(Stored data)
— START —

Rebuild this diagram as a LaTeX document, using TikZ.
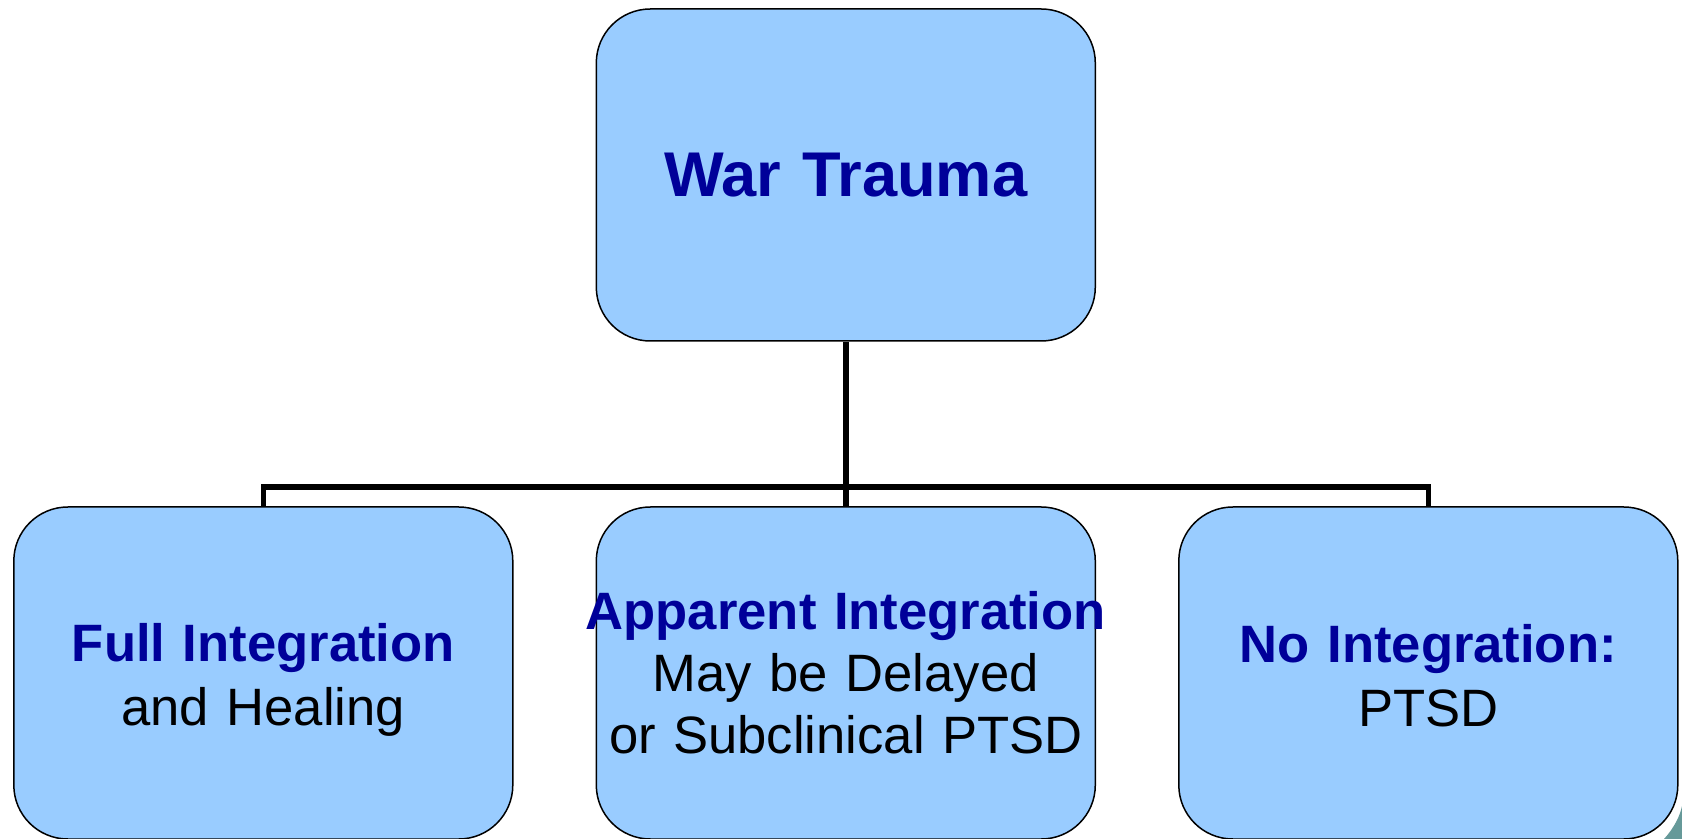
\documentclass[tikz,border=0pt]{standalone}
\usepackage{fontspec}
\setmainfont{Liberation Sans}
\usetikzlibrary{trees}
\definecolor{boxblue}{HTML}{99CCFF}
\definecolor{headblue}{HTML}{000099}
\definecolor{slideteal}{HTML}{669999}
\newcommand{\hd}[1]{{\color{headblue}\bfseries #1}}
\tikzset{
  otree/.style={level distance=249pt, sibling distance=291.25pt,
    edge from parent path={}},
  bx/.style  ={draw, line width=0.75pt, rounded corners=27pt, fill=boxblue, inner sep=0pt,
               text width=249.5pt, align=center, minimum height=166pt,
               font=\fontsize{26.3}{31}\selectfont},
  bx2/.style ={bx, font=\fontsize{26.3}{32}\selectfont},
  top/.style ={bx, font=\fontsize{31.6}{38}\selectfont\bfseries, text=headblue},
  conn/.style={draw, line width=2.8pt}
}
\begin{document}
\begin{tikzpicture}[otree]
\useasboundingbox (0,0) rectangle (841pt,-419.5pt);
\fill[slideteal] (832pt,-419.5pt) .. controls (837pt,-414pt) and (840pt,-408pt) .. (841pt,-403pt) -- (841pt,-419.5pt) -- cycle;
\node[top] (war) at (422.9pt,-87.5pt) {War Trauma}
  child { node[bx2] (full) {\rule{0pt}{25.5pt}\hd{Full Integration}\\ and Healing} }
  child { node[bx] (apparent) {\makebox[\linewidth]{\hd{Apparent Integration}}\\ May be Delayed\\ or Subclinical PTSD} }
  child { node[bx2] (none) {\rule{0pt}{21.5pt}\hd{No Integration:}\\ PTSD} };
% connectors
\path (war.south) ++(0,-72.5pt) coordinate (fork);
\draw[conn] (war.south) -- (fork);
\draw[conn] (full.north) |- (fork) -| (none.north);
\draw[conn] (fork) -- (apparent.north);
\end{tikzpicture}
\end{document}
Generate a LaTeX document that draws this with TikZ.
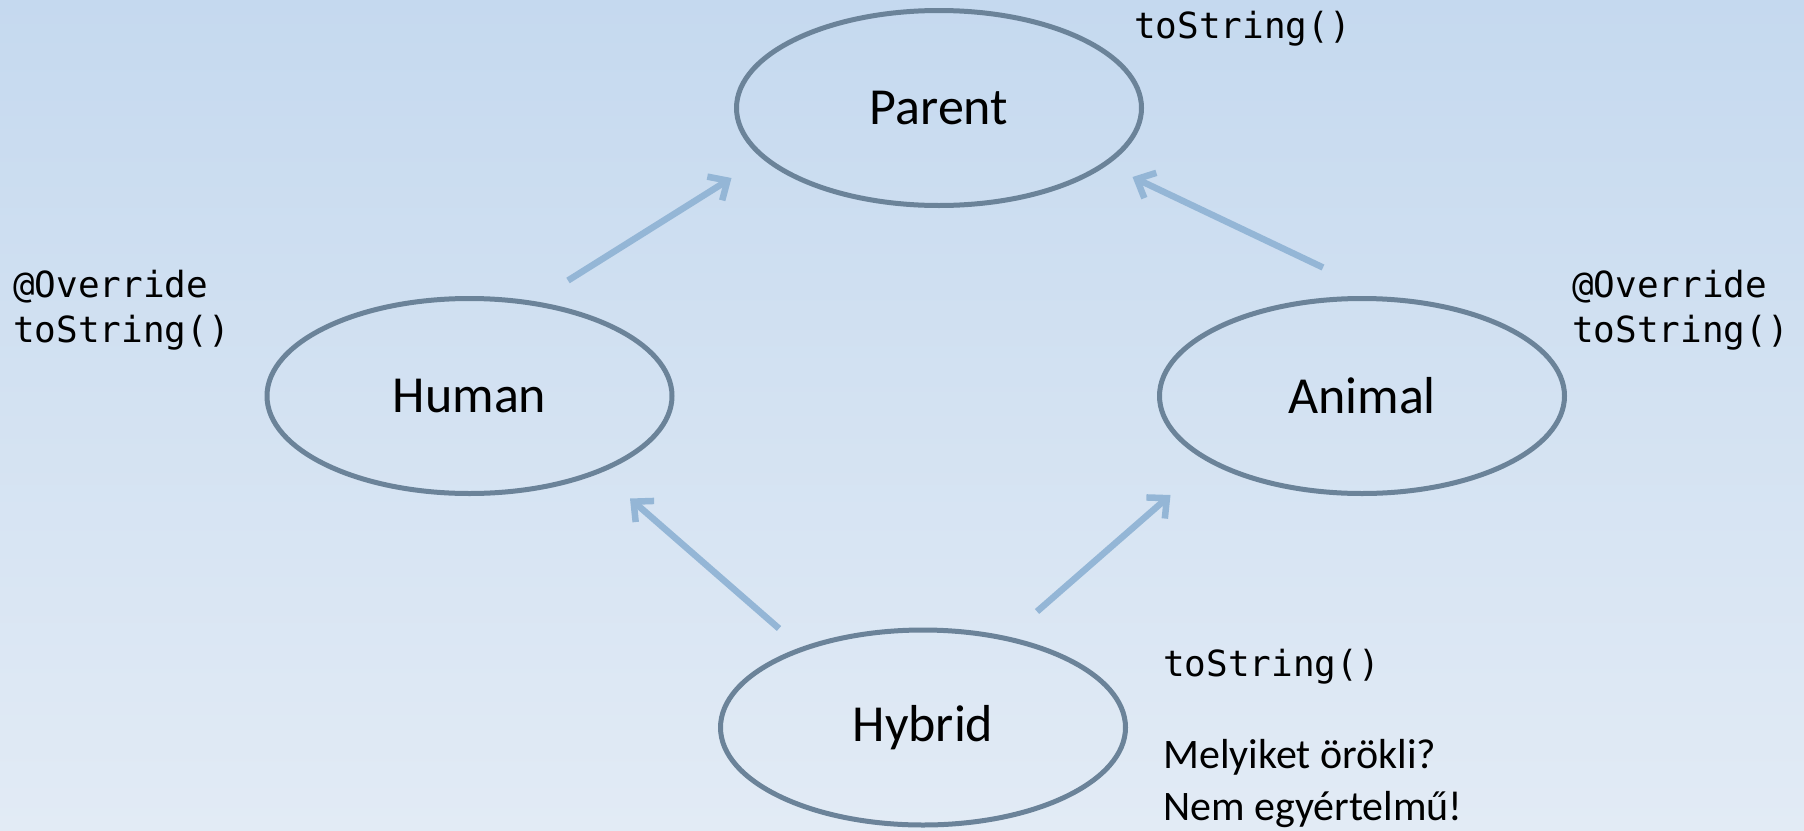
\documentclass[tikz,border=0pt]{standalone}
\usepackage{fontspec}
\setmainfont{Carlito}
\setmonofont{DejaVu Sans Mono}
\usepackage{xcolor}
\usepackage{tikz}
\usetikzlibrary{shapes.geometric}
\usetikzlibrary{positioning}
\usetikzlibrary{arrows.meta}

\definecolor{bgtop}{HTML}{C5D9EF}
\definecolor{bgbottom}{HTML}{E2EBF5}
\definecolor{classline}{HTML}{6B8399}
\definecolor{inhline}{HTML}{94B6D6}

\begin{document}
\begin{tikzpicture}[x=1pt, y=-1pt,
    class/.style = {ellipse, draw = classline, line width = 5pt,
        minimum width = 405pt, minimum height = 195pt, inner sep = 0pt,
        font = \fontsize{52}{62}\selectfont},
    inherits/.style = {draw = inhline, line width = 6.5pt,
        -{Straight Barb[length = 15pt, width = 28pt]}},
    code/.style = {anchor = base west, align = left, inner sep = 0pt,
        font = \fontsize{36}{45}\selectfont\ttfamily},
    remark/.style = {anchor = base west, align = left, inner sep = 0pt,
        font = \fontsize{42}{52}\selectfont}]
    \shade[top color = bgtop, bottom color = bgbottom] (0, 0) rectangle (1804, 830);
    \useasboundingbox (0, 0) rectangle (1804, 830);

    \node[class] (parent) at (939, 108) {Parent};
    \node[class] (human) at (469.5, 396) {Human};
    \node[class] (animal) at (1362, 396) {Animal};
    \node[class] (hybrid) at (923, 727.5) {Hybrid};

    \draw[inherits] ([shift = {(98.5, -15.5)}]human.north) -- ([shift = {(-2.5, 70)}]parent.west);
    \draw[inherits] ([shift = {(-39, -28.5)}]animal.north) -- ([shift = {(-11.5, 69)}]parent.east);
    \draw[inherits] ([shift = {(-144, 1)}]hybrid.north) -- ([shift = {(160.5, 2.5)}]human.south);
    \draw[inherits] ([shift = {(114, -16)}]hybrid.north) -- ([shift = {(13.5, 99)}]animal.west);

    % base anchor of a two line node is the last line
    \node[code] (parentcode) at (1134, 38) {toString()};
    \node[code] (humancode) at (13, 342) {@Override\\toString()};
    \node[code] (animalcode) at (1572, 342) {@Override\\toString()};
    \node[code] (hybridcode) at (1163, 676) {toString()};
    \node[remark] (question) at (1163, 820) {Melyiket örökli?\\Nem egyértelmű!};
\end{tikzpicture}
\end{document}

— END —

-- Task brief --
Retype all of the entries exactly as written, leaving out any images.

-- Final answer --
Rebuild this diagram as a LaTeX document, using TikZ.
\documentclass[tikz,border=0pt]{standalone}
\usepackage{fontspec}
\setmainfont{Liberation Sans}
\usetikzlibrary{trees}
\definecolor{boxblue}{HTML}{99CCFF}
\definecolor{headblue}{HTML}{000099}
\definecolor{slideteal}{HTML}{669999}
\newcommand{\hd}[1]{{\color{headblue}\bfseries #1}}
\tikzset{
  otree/.style={level distance=249pt, sibling distance=291.25pt,
    edge from parent path={}},
  bx/.style  ={draw, line width=0.75pt, rounded corners=27pt, fill=boxblue, inner sep=0pt,
               text width=249.5pt, align=center, minimum height=166pt,
               font=\fontsize{26.3}{31}\selectfont},
  bx2/.style ={bx, font=\fontsize{26.3}{32}\selectfont},
  top/.style ={bx, font=\fontsize{31.6}{38}\selectfont\bfseries, text=headblue},
  conn/.style={draw, line width=2.8pt}
}
\begin{document}
\begin{tikzpicture}[otree]
\useasboundingbox (0,0) rectangle (841pt,-419.5pt);
\fill[slideteal] (832pt,-419.5pt) .. controls (837pt,-414pt) and (840pt,-408pt) .. (841pt,-403pt) -- (841pt,-419.5pt) -- cycle;
\node[top] (war) at (422.9pt,-87.5pt) {War Trauma}
  child { node[bx2] (full) {\rule{0pt}{25.5pt}\hd{Full Integration}\\ and Healing} }
  child { node[bx] (apparent) {\makebox[\linewidth]{\hd{Apparent Integration}}\\ May be Delayed\\ or Subclinical PTSD} }
  child { node[bx2] (none) {\rule{0pt}{21.5pt}\hd{No Integration:}\\ PTSD} };
% connectors
\path (war.south) ++(0,-72.5pt) coordinate (fork);
\draw[conn] (war.south) -- (fork);
\draw[conn] (full.north) |- (fork) -| (none.north);
\draw[conn] (fork) -- (apparent.north);
\end{tikzpicture}
\end{document}
Generate a LaTeX document that draws this with TikZ.
\documentclass[tikz,border=0pt]{standalone}
\usepackage{fontspec}
\setmainfont{Carlito}
\setmonofont{DejaVu Sans Mono}
\usepackage{xcolor}
\usepackage{tikz}
\usetikzlibrary{shapes.geometric}
\usetikzlibrary{positioning}
\usetikzlibrary{arrows.meta}

\definecolor{bgtop}{HTML}{C5D9EF}
\definecolor{bgbottom}{HTML}{E2EBF5}
\definecolor{classline}{HTML}{6B8399}
\definecolor{inhline}{HTML}{94B6D6}

\begin{document}
\begin{tikzpicture}[x=1pt, y=-1pt,
    class/.style = {ellipse, draw = classline, line width = 5pt,
        minimum width = 405pt, minimum height = 195pt, inner sep = 0pt,
        font = \fontsize{52}{62}\selectfont},
    inherits/.style = {draw = inhline, line width = 6.5pt,
        -{Straight Barb[length = 15pt, width = 28pt]}},
    code/.style = {anchor = base west, align = left, inner sep = 0pt,
        font = \fontsize{36}{45}\selectfont\ttfamily},
    remark/.style = {anchor = base west, align = left, inner sep = 0pt,
        font = \fontsize{42}{52}\selectfont}]
    \shade[top color = bgtop, bottom color = bgbottom] (0, 0) rectangle (1804, 830);
    \useasboundingbox (0, 0) rectangle (1804, 830);

    \node[class] (parent) at (939, 108) {Parent};
    \node[class] (human) at (469.5, 396) {Human};
    \node[class] (animal) at (1362, 396) {Animal};
    \node[class] (hybrid) at (923, 727.5) {Hybrid};

    \draw[inherits] ([shift = {(98.5, -15.5)}]human.north) -- ([shift = {(-2.5, 70)}]parent.west);
    \draw[inherits] ([shift = {(-39, -28.5)}]animal.north) -- ([shift = {(-11.5, 69)}]parent.east);
    \draw[inherits] ([shift = {(-144, 1)}]hybrid.north) -- ([shift = {(160.5, 2.5)}]human.south);
    \draw[inherits] ([shift = {(114, -16)}]hybrid.north) -- ([shift = {(13.5, 99)}]animal.west);

    % base anchor of a two line node is the last line
    \node[code] (parentcode) at (1134, 38) {toString()};
    \node[code] (humancode) at (13, 342) {@Override\\toString()};
    \node[code] (animalcode) at (1572, 342) {@Override\\toString()};
    \node[code] (hybridcode) at (1163, 676) {toString()};
    \node[remark] (question) at (1163, 820) {Melyiket örökli?\\Nem egyértelmű!};
\end{tikzpicture}
\end{document}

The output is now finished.